=== Your goal ===
Copy the data that follows exactly. Include no pictures.

BEGIN Exercise input

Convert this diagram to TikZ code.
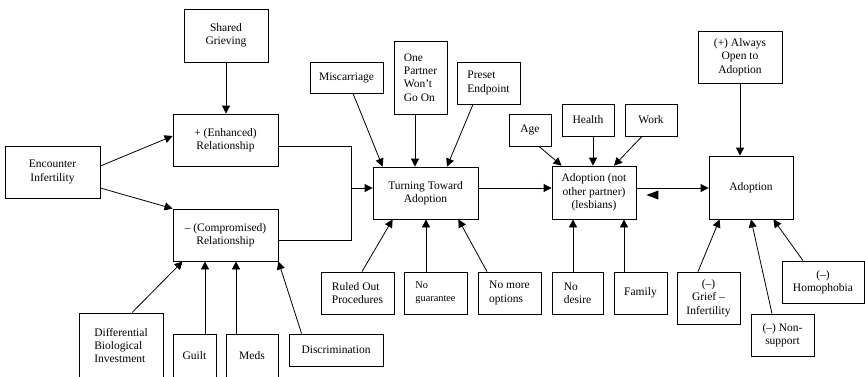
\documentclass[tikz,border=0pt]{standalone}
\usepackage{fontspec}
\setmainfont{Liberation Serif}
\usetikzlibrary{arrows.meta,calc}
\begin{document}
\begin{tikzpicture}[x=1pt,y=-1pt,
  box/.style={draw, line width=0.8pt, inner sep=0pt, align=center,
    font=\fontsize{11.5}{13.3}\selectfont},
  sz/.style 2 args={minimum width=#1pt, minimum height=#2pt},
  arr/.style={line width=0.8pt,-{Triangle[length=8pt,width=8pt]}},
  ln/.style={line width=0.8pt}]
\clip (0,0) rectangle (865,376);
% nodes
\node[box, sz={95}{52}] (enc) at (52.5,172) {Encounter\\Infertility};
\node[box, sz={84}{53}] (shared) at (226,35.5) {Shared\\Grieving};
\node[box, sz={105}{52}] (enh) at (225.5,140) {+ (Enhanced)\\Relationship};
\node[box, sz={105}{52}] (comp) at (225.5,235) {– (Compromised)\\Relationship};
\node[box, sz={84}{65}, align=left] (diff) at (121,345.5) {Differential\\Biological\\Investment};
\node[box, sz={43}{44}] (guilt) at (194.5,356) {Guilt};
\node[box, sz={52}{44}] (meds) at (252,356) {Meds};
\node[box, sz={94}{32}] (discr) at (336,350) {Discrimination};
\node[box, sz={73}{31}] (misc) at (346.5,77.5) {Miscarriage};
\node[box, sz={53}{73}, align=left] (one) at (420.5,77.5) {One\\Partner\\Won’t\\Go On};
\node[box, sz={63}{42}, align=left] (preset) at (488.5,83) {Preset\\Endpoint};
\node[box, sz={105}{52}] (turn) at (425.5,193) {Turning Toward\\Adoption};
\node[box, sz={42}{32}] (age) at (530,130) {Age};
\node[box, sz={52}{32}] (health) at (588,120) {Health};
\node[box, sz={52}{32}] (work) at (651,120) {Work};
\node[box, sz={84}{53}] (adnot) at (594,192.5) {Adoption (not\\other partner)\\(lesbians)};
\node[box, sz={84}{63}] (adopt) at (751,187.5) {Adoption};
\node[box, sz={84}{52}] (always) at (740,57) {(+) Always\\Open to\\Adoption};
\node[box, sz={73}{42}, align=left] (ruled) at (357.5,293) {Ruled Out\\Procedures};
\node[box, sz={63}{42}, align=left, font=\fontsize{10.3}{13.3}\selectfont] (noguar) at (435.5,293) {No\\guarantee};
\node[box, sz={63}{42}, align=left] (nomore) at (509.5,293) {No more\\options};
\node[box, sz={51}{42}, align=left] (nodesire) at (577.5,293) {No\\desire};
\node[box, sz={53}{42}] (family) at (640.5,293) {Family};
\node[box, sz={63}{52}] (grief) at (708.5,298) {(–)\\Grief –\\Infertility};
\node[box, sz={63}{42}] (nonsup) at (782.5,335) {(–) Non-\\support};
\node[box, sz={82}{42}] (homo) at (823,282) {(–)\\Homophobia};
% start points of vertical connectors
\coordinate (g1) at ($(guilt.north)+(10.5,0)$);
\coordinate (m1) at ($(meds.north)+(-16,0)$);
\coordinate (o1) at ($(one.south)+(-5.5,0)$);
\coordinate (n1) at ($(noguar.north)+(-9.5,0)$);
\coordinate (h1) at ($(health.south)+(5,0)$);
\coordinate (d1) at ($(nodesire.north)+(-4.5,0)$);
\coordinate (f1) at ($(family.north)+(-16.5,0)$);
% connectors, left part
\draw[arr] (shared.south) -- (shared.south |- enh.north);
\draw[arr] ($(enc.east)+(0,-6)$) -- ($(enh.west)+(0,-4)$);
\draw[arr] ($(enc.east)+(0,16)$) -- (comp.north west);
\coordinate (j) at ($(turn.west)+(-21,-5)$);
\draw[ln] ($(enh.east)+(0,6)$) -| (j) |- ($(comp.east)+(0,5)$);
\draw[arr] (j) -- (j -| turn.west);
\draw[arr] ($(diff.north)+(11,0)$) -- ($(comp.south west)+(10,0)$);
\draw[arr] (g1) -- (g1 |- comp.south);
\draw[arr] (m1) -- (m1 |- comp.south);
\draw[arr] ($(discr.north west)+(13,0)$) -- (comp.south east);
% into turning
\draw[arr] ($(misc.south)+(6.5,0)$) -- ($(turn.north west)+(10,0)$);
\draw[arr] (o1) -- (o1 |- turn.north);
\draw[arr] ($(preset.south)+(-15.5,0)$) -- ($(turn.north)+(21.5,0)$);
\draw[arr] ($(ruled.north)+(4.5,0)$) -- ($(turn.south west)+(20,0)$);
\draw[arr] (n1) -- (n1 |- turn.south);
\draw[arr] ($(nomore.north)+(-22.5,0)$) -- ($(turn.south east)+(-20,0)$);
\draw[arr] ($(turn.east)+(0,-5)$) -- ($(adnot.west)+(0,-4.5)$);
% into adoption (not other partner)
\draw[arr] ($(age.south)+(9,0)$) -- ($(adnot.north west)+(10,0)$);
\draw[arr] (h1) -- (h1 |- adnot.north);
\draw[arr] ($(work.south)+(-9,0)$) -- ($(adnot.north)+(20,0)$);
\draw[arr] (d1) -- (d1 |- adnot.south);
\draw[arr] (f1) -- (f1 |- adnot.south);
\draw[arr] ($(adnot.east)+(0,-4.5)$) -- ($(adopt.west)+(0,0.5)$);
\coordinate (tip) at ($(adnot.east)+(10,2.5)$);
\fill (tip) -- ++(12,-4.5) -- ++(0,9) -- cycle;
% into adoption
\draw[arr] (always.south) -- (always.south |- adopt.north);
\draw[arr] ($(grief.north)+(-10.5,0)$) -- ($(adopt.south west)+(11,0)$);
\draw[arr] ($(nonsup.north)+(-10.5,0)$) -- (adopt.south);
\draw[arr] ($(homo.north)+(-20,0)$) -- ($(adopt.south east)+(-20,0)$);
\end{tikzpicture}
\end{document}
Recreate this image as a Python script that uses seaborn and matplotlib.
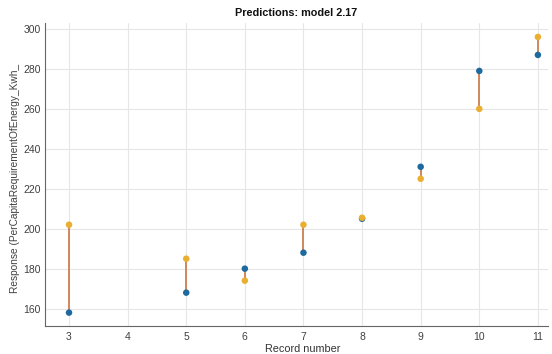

END Exercise input

=== The result ===
Convert this diagram to TikZ code.
\documentclass[tikz,border=0pt]{standalone}
\usepackage{fontspec}
\setmainfont{Liberation Serif}
\usetikzlibrary{arrows.meta,calc}
\begin{document}
\begin{tikzpicture}[x=1pt,y=-1pt,
  box/.style={draw, line width=0.8pt, inner sep=0pt, align=center,
    font=\fontsize{11.5}{13.3}\selectfont},
  sz/.style 2 args={minimum width=#1pt, minimum height=#2pt},
  arr/.style={line width=0.8pt,-{Triangle[length=8pt,width=8pt]}},
  ln/.style={line width=0.8pt}]
\clip (0,0) rectangle (865,376);
% nodes
\node[box, sz={95}{52}] (enc) at (52.5,172) {Encounter\\Infertility};
\node[box, sz={84}{53}] (shared) at (226,35.5) {Shared\\Grieving};
\node[box, sz={105}{52}] (enh) at (225.5,140) {+ (Enhanced)\\Relationship};
\node[box, sz={105}{52}] (comp) at (225.5,235) {– (Compromised)\\Relationship};
\node[box, sz={84}{65}, align=left] (diff) at (121,345.5) {Differential\\Biological\\Investment};
\node[box, sz={43}{44}] (guilt) at (194.5,356) {Guilt};
\node[box, sz={52}{44}] (meds) at (252,356) {Meds};
\node[box, sz={94}{32}] (discr) at (336,350) {Discrimination};
\node[box, sz={73}{31}] (misc) at (346.5,77.5) {Miscarriage};
\node[box, sz={53}{73}, align=left] (one) at (420.5,77.5) {One\\Partner\\Won’t\\Go On};
\node[box, sz={63}{42}, align=left] (preset) at (488.5,83) {Preset\\Endpoint};
\node[box, sz={105}{52}] (turn) at (425.5,193) {Turning Toward\\Adoption};
\node[box, sz={42}{32}] (age) at (530,130) {Age};
\node[box, sz={52}{32}] (health) at (588,120) {Health};
\node[box, sz={52}{32}] (work) at (651,120) {Work};
\node[box, sz={84}{53}] (adnot) at (594,192.5) {Adoption (not\\other partner)\\(lesbians)};
\node[box, sz={84}{63}] (adopt) at (751,187.5) {Adoption};
\node[box, sz={84}{52}] (always) at (740,57) {(+) Always\\Open to\\Adoption};
\node[box, sz={73}{42}, align=left] (ruled) at (357.5,293) {Ruled Out\\Procedures};
\node[box, sz={63}{42}, align=left, font=\fontsize{10.3}{13.3}\selectfont] (noguar) at (435.5,293) {No\\guarantee};
\node[box, sz={63}{42}, align=left] (nomore) at (509.5,293) {No more\\options};
\node[box, sz={51}{42}, align=left] (nodesire) at (577.5,293) {No\\desire};
\node[box, sz={53}{42}] (family) at (640.5,293) {Family};
\node[box, sz={63}{52}] (grief) at (708.5,298) {(–)\\Grief –\\Infertility};
\node[box, sz={63}{42}] (nonsup) at (782.5,335) {(–) Non-\\support};
\node[box, sz={82}{42}] (homo) at (823,282) {(–)\\Homophobia};
% start points of vertical connectors
\coordinate (g1) at ($(guilt.north)+(10.5,0)$);
\coordinate (m1) at ($(meds.north)+(-16,0)$);
\coordinate (o1) at ($(one.south)+(-5.5,0)$);
\coordinate (n1) at ($(noguar.north)+(-9.5,0)$);
\coordinate (h1) at ($(health.south)+(5,0)$);
\coordinate (d1) at ($(nodesire.north)+(-4.5,0)$);
\coordinate (f1) at ($(family.north)+(-16.5,0)$);
% connectors, left part
\draw[arr] (shared.south) -- (shared.south |- enh.north);
\draw[arr] ($(enc.east)+(0,-6)$) -- ($(enh.west)+(0,-4)$);
\draw[arr] ($(enc.east)+(0,16)$) -- (comp.north west);
\coordinate (j) at ($(turn.west)+(-21,-5)$);
\draw[ln] ($(enh.east)+(0,6)$) -| (j) |- ($(comp.east)+(0,5)$);
\draw[arr] (j) -- (j -| turn.west);
\draw[arr] ($(diff.north)+(11,0)$) -- ($(comp.south west)+(10,0)$);
\draw[arr] (g1) -- (g1 |- comp.south);
\draw[arr] (m1) -- (m1 |- comp.south);
\draw[arr] ($(discr.north west)+(13,0)$) -- (comp.south east);
% into turning
\draw[arr] ($(misc.south)+(6.5,0)$) -- ($(turn.north west)+(10,0)$);
\draw[arr] (o1) -- (o1 |- turn.north);
\draw[arr] ($(preset.south)+(-15.5,0)$) -- ($(turn.north)+(21.5,0)$);
\draw[arr] ($(ruled.north)+(4.5,0)$) -- ($(turn.south west)+(20,0)$);
\draw[arr] (n1) -- (n1 |- turn.south);
\draw[arr] ($(nomore.north)+(-22.5,0)$) -- ($(turn.south east)+(-20,0)$);
\draw[arr] ($(turn.east)+(0,-5)$) -- ($(adnot.west)+(0,-4.5)$);
% into adoption (not other partner)
\draw[arr] ($(age.south)+(9,0)$) -- ($(adnot.north west)+(10,0)$);
\draw[arr] (h1) -- (h1 |- adnot.north);
\draw[arr] ($(work.south)+(-9,0)$) -- ($(adnot.north)+(20,0)$);
\draw[arr] (d1) -- (d1 |- adnot.south);
\draw[arr] (f1) -- (f1 |- adnot.south);
\draw[arr] ($(adnot.east)+(0,-4.5)$) -- ($(adopt.west)+(0,0.5)$);
\coordinate (tip) at ($(adnot.east)+(10,2.5)$);
\fill (tip) -- ++(12,-4.5) -- ++(0,9) -- cycle;
% into adoption
\draw[arr] (always.south) -- (always.south |- adopt.north);
\draw[arr] ($(grief.north)+(-10.5,0)$) -- ($(adopt.south west)+(11,0)$);
\draw[arr] ($(nonsup.north)+(-10.5,0)$) -- (adopt.south);
\draw[arr] ($(homo.north)+(-20,0)$) -- ($(adopt.south east)+(-20,0)$);
\end{tikzpicture}
\end{document}
Recreate this image as a Python script that uses seaborn and matplotlib.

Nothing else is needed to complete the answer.